Quote only the span from the first line of the entries to the line containing "(0,0) rectangle (1045,981);", both ends kept. Leave every picture out.

━━━ RECORDS FOR THIS TASK

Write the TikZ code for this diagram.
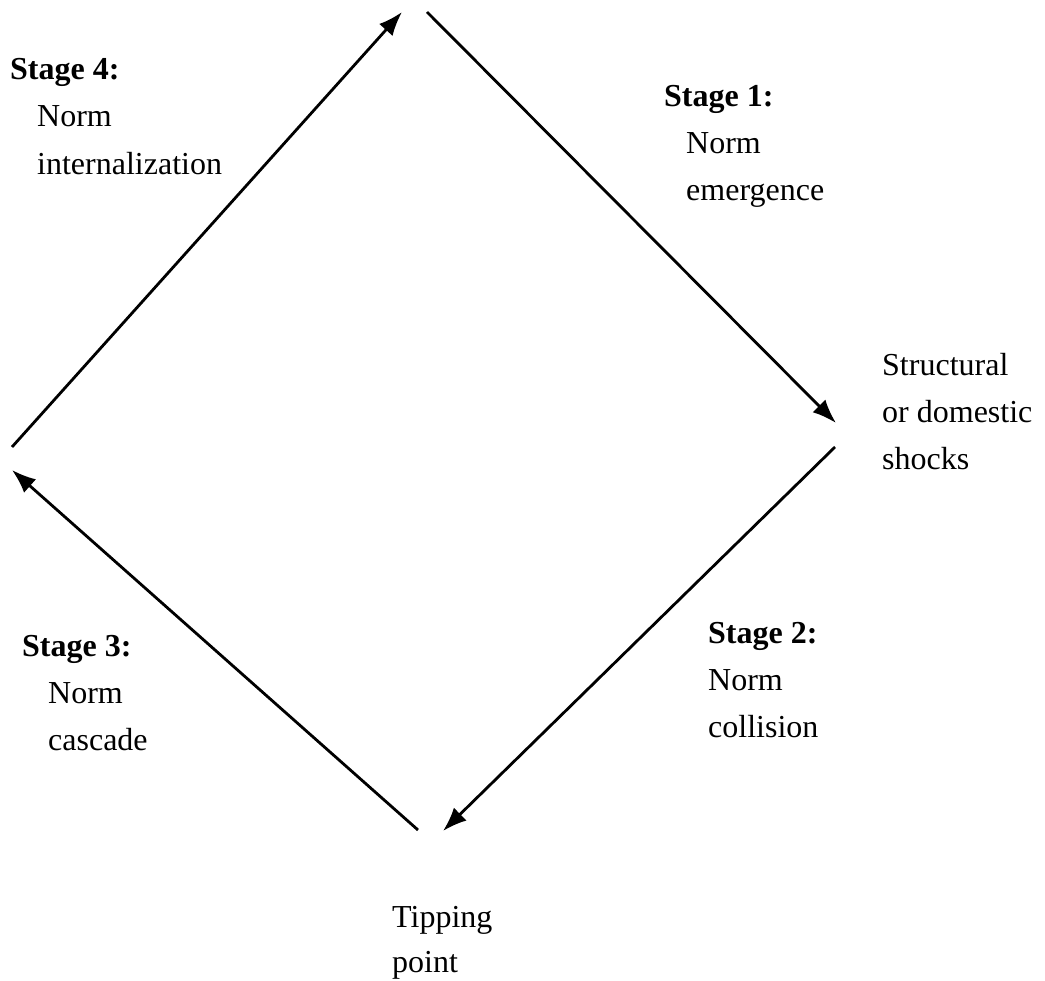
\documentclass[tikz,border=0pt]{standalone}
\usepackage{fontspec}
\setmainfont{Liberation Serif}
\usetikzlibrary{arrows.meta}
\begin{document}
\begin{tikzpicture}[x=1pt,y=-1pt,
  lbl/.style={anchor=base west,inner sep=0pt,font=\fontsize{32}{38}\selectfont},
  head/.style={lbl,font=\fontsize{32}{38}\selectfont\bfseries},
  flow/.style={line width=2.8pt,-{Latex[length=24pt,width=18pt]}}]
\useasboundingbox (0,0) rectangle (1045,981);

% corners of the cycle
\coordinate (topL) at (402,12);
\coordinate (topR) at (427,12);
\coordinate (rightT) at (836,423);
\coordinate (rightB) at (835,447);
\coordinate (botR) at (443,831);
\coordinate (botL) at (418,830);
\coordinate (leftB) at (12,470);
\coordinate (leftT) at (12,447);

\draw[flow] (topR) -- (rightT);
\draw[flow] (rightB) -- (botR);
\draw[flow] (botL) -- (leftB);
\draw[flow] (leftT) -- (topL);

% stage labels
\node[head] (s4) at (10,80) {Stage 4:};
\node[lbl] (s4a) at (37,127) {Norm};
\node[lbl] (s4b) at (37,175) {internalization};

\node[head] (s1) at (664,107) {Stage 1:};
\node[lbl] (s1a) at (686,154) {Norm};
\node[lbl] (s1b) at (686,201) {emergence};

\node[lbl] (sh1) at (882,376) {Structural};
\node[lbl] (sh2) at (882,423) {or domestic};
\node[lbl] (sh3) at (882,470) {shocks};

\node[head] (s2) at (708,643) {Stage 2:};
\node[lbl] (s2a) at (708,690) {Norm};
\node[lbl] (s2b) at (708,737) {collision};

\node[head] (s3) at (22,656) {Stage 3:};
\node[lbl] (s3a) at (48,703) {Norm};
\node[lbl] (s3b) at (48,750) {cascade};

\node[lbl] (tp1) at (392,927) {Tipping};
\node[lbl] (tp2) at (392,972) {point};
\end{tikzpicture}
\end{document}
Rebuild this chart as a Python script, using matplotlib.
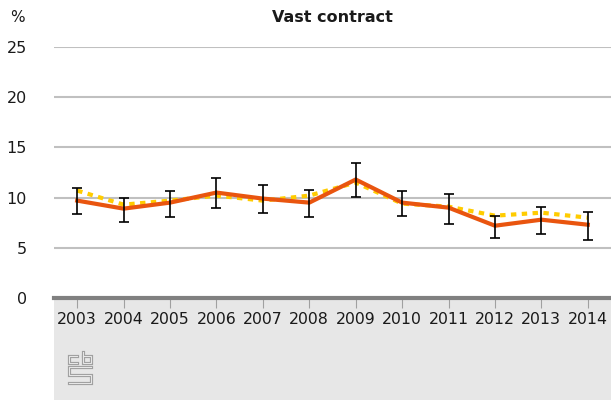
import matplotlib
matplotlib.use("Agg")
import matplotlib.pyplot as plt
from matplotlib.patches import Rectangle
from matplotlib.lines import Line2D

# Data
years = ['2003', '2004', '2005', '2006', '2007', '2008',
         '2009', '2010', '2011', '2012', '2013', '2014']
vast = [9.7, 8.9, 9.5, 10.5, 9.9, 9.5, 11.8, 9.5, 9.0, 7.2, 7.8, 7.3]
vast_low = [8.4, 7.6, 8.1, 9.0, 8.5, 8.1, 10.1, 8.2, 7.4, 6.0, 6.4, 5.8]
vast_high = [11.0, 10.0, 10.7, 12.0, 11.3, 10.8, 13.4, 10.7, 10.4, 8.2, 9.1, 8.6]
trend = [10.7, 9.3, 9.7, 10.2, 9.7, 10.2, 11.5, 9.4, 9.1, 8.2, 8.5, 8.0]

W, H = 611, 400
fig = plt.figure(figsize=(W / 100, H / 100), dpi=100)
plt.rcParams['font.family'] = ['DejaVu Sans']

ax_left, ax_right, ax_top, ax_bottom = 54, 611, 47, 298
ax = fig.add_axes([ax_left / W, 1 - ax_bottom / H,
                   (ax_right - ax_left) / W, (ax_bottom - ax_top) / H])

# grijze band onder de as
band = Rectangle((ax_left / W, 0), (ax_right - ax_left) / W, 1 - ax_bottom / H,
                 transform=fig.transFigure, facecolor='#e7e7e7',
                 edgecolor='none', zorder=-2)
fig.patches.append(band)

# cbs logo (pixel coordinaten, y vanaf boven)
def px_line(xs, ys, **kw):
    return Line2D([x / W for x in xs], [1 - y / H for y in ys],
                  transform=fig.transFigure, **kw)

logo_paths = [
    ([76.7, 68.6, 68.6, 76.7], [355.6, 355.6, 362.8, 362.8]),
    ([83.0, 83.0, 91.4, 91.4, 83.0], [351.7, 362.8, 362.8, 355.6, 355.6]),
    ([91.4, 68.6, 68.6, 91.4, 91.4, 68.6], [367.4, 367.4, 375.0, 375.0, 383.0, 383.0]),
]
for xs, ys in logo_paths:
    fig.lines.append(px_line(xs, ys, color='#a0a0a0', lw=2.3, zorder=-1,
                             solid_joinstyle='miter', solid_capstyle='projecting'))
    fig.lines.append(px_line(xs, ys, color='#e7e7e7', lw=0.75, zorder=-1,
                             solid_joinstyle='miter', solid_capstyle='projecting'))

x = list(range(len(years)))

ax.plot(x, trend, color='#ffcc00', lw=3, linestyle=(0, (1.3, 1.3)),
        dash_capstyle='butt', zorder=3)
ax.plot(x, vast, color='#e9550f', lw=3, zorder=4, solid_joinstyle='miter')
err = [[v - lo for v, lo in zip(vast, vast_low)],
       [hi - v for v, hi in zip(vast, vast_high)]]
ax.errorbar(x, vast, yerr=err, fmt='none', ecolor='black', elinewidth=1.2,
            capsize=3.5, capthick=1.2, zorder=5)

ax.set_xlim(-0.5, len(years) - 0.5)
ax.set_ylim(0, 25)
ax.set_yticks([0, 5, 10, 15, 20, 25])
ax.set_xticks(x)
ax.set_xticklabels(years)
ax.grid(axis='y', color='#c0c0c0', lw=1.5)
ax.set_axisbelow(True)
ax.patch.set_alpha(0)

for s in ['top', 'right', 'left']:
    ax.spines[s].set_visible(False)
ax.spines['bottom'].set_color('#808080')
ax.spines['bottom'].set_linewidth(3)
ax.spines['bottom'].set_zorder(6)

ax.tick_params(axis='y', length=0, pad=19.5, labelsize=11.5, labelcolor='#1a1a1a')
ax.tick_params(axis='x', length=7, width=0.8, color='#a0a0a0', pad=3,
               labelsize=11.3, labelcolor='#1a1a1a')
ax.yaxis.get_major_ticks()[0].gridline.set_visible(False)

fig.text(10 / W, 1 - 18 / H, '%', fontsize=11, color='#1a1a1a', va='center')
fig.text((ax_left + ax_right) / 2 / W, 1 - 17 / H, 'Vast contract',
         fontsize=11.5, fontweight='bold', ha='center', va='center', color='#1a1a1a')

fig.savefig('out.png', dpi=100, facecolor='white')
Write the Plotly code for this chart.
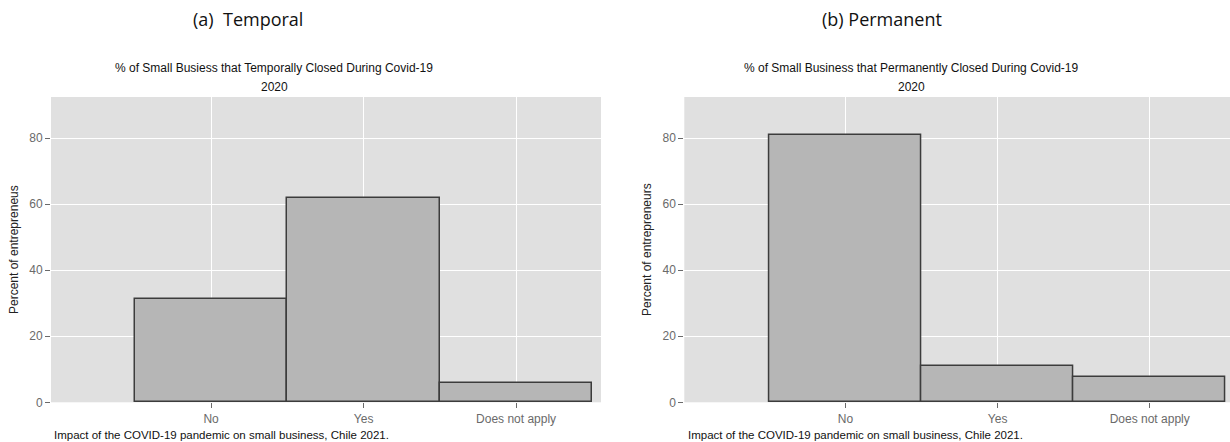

━━━━━━

● EXERCISE OUTPUT
Write the TikZ code for this diagram.
\documentclass[tikz,border=0pt]{standalone}
\usepackage{fontspec}
\setmainfont{Liberation Serif}
\usetikzlibrary{arrows.meta}
\begin{document}
\begin{tikzpicture}[x=1pt,y=-1pt,
  lbl/.style={anchor=base west,inner sep=0pt,font=\fontsize{32}{38}\selectfont},
  head/.style={lbl,font=\fontsize{32}{38}\selectfont\bfseries},
  flow/.style={line width=2.8pt,-{Latex[length=24pt,width=18pt]}}]
\useasboundingbox (0,0) rectangle (1045,981);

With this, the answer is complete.